◆ **Problem requirements**
Output the lines exactly, from the one where "Convert this chart to matplotlib code." appears through the one where "import numpy as np" appears. Images are left out.

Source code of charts
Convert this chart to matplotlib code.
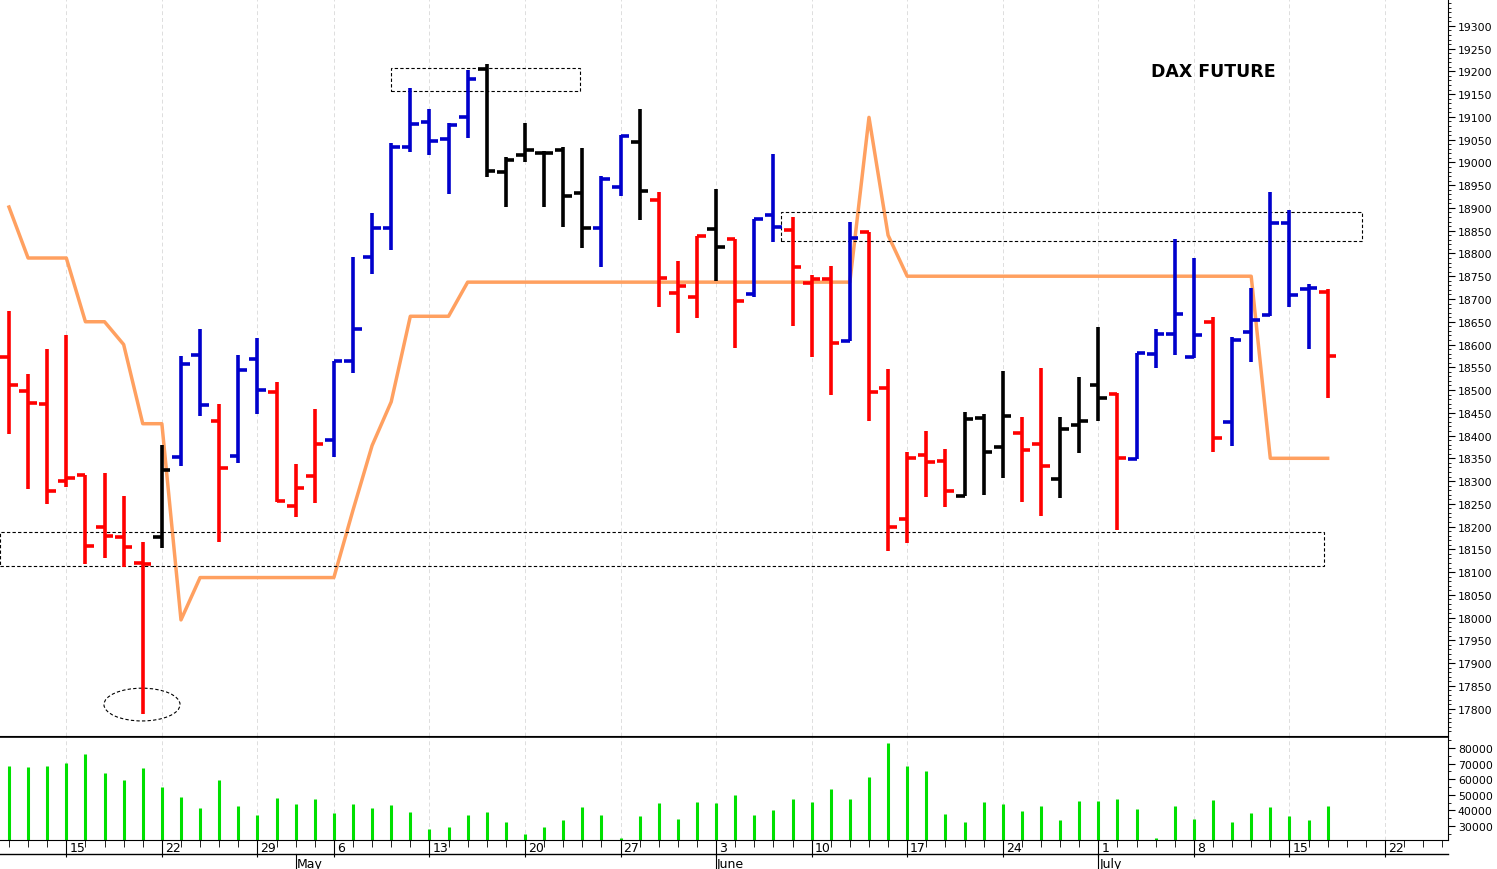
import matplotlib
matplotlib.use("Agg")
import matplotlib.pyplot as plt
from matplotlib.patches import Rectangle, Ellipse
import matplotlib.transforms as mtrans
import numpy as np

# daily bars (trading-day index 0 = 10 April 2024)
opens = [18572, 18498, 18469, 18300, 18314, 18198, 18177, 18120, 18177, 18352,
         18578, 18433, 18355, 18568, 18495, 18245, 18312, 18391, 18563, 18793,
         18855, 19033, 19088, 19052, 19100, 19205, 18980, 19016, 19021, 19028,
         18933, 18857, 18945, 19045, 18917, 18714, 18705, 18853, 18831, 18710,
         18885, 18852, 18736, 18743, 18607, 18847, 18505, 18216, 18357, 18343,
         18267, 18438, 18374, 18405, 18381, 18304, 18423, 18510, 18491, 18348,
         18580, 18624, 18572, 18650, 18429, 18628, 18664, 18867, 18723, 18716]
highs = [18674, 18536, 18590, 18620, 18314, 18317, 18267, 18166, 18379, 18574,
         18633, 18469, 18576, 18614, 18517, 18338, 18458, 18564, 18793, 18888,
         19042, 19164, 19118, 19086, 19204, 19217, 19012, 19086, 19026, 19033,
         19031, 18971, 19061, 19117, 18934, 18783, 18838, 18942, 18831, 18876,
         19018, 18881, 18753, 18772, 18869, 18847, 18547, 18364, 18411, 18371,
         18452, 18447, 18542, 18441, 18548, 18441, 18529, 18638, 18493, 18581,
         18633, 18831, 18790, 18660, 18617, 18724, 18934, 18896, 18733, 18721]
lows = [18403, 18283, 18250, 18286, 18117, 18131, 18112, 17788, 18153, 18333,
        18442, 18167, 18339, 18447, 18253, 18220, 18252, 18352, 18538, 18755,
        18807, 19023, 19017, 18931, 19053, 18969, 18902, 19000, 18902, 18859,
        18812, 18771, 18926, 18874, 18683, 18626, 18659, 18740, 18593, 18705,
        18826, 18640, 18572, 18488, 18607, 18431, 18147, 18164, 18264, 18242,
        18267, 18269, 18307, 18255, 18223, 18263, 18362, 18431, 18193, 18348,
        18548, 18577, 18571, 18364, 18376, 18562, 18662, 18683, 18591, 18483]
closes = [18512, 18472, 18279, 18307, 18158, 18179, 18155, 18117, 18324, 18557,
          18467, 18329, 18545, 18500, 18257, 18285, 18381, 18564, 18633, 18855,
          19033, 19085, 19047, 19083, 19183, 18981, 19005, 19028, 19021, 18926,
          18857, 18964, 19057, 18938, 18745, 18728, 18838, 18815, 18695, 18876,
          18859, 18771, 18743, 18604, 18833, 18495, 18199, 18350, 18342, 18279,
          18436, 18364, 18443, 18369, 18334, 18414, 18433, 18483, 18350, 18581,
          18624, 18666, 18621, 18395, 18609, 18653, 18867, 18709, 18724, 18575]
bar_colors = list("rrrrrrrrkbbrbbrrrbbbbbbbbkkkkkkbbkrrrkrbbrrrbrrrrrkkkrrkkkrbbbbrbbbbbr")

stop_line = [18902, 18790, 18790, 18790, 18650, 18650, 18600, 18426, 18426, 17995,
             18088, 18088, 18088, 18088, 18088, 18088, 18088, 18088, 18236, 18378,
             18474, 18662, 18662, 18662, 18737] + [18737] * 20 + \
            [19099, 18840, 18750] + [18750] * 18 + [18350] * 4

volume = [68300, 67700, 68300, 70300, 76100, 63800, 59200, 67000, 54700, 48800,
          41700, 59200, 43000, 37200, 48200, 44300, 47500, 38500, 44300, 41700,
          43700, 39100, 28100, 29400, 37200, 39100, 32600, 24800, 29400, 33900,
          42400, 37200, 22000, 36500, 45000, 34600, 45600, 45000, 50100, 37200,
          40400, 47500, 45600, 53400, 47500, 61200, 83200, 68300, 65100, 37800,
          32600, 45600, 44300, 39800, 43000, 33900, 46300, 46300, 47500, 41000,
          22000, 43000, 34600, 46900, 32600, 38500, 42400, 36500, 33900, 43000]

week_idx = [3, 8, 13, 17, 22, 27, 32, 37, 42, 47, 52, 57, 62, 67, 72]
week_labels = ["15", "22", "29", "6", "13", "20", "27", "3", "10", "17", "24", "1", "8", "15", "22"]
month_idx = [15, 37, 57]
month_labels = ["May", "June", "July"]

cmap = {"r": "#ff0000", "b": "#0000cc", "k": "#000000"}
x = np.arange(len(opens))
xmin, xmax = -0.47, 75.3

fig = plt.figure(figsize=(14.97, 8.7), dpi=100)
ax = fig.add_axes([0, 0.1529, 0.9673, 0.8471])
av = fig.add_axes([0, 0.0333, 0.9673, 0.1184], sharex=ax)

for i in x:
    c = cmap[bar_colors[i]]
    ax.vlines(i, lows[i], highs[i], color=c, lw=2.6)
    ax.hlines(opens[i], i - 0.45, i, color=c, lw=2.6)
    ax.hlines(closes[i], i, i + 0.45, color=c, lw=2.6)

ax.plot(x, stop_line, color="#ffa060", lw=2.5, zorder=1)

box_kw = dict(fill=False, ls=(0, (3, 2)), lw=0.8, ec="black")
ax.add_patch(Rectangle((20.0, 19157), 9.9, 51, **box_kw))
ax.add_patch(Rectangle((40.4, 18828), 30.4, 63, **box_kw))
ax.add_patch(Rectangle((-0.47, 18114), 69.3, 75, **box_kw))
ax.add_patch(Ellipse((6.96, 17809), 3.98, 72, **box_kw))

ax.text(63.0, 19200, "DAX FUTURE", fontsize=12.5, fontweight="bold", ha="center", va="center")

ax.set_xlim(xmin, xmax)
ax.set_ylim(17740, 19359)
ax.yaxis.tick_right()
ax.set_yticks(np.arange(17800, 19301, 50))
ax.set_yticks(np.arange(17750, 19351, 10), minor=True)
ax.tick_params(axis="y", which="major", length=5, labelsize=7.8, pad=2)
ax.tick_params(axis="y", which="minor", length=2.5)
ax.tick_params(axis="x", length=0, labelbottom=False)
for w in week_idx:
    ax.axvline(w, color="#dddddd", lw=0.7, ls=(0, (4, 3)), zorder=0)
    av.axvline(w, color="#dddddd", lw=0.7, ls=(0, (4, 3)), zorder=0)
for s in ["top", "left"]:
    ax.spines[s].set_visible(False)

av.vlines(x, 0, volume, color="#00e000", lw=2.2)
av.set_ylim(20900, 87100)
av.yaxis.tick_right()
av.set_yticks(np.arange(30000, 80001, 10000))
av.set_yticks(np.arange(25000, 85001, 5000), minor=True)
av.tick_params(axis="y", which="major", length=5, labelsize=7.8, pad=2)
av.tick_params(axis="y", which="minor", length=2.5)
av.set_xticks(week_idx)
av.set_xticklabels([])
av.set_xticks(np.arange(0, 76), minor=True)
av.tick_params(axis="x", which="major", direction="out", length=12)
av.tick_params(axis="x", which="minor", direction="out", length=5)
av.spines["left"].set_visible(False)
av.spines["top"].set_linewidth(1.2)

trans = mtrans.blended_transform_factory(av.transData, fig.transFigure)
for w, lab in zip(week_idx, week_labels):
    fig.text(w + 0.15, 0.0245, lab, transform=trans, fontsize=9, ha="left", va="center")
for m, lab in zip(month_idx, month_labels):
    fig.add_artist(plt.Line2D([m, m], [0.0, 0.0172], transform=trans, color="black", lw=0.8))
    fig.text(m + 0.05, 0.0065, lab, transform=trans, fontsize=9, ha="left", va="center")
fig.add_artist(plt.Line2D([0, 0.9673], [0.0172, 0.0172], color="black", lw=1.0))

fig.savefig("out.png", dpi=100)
* * *
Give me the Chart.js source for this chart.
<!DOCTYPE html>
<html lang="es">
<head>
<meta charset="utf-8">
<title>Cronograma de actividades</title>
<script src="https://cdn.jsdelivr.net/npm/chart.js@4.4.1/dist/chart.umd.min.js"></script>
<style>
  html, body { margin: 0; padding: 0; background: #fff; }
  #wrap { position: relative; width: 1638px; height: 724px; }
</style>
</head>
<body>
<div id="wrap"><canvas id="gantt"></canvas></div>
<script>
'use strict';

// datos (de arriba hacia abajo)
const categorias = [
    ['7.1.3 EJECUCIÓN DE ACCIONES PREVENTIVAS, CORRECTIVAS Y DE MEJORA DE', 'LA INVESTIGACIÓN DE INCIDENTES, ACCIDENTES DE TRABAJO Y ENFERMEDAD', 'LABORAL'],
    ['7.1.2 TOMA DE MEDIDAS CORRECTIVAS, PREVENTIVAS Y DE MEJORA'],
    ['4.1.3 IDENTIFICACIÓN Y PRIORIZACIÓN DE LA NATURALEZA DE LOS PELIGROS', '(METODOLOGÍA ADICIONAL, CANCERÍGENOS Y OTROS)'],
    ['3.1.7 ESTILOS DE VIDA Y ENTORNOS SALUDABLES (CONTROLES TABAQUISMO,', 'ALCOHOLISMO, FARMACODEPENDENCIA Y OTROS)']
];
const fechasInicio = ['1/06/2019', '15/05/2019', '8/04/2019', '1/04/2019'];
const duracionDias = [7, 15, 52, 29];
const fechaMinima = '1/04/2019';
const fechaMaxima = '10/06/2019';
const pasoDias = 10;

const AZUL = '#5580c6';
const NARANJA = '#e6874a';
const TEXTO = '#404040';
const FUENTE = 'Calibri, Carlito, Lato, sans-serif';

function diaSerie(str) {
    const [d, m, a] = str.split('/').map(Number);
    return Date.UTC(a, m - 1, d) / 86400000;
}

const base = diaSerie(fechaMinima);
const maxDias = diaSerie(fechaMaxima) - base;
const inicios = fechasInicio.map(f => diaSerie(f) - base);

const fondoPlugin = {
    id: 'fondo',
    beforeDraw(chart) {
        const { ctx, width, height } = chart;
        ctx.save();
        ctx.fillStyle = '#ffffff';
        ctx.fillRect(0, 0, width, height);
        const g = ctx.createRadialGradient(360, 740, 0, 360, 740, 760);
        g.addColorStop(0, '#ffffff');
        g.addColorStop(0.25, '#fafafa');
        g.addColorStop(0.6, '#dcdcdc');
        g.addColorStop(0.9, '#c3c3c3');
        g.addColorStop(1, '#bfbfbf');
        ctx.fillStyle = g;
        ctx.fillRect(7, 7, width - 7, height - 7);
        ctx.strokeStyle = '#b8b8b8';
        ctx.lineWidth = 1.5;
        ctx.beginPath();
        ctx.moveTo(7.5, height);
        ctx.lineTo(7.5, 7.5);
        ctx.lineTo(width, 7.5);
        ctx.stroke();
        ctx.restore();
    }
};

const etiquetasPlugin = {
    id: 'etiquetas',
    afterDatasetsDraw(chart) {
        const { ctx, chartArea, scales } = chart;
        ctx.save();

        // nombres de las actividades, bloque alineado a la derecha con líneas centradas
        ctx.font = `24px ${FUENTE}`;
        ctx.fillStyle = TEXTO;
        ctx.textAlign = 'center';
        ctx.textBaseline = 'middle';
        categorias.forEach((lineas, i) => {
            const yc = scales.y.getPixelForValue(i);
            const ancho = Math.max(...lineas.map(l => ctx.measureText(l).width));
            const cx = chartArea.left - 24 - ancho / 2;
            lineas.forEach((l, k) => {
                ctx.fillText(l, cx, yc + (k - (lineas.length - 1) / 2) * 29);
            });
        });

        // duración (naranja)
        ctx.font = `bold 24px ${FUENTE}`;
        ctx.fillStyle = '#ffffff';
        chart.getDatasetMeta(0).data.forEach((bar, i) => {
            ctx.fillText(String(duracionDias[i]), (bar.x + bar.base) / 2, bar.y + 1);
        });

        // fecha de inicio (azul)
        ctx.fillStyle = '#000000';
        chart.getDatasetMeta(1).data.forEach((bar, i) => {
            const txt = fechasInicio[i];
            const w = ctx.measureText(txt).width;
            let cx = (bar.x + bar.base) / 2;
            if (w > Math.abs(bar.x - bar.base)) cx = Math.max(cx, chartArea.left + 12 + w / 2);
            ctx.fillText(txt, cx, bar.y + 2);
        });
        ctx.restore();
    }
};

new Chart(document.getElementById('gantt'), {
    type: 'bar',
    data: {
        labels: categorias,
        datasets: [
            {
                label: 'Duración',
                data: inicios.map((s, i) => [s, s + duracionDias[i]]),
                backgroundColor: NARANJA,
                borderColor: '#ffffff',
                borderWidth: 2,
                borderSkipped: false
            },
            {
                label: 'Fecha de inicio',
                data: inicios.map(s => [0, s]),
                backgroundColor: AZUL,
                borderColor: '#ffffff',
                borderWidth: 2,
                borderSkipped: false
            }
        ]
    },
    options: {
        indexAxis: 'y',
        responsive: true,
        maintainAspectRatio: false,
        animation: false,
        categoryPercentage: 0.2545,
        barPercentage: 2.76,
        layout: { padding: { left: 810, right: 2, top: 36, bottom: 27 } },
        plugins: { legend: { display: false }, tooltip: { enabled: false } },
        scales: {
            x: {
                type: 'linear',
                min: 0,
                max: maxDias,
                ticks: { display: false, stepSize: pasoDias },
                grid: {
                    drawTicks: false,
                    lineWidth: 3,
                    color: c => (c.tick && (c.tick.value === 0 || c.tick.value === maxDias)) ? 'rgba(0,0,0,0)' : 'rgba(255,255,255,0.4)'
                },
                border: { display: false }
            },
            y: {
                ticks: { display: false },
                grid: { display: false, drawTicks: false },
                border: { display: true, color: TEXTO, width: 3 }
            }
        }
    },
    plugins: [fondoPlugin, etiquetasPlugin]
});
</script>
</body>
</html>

◆ **Solution to the problem**
Convert this chart to matplotlib code.
import matplotlib
matplotlib.use("Agg")
import matplotlib.pyplot as plt
from matplotlib.patches import Rectangle, Ellipse
import matplotlib.transforms as mtrans
import numpy as np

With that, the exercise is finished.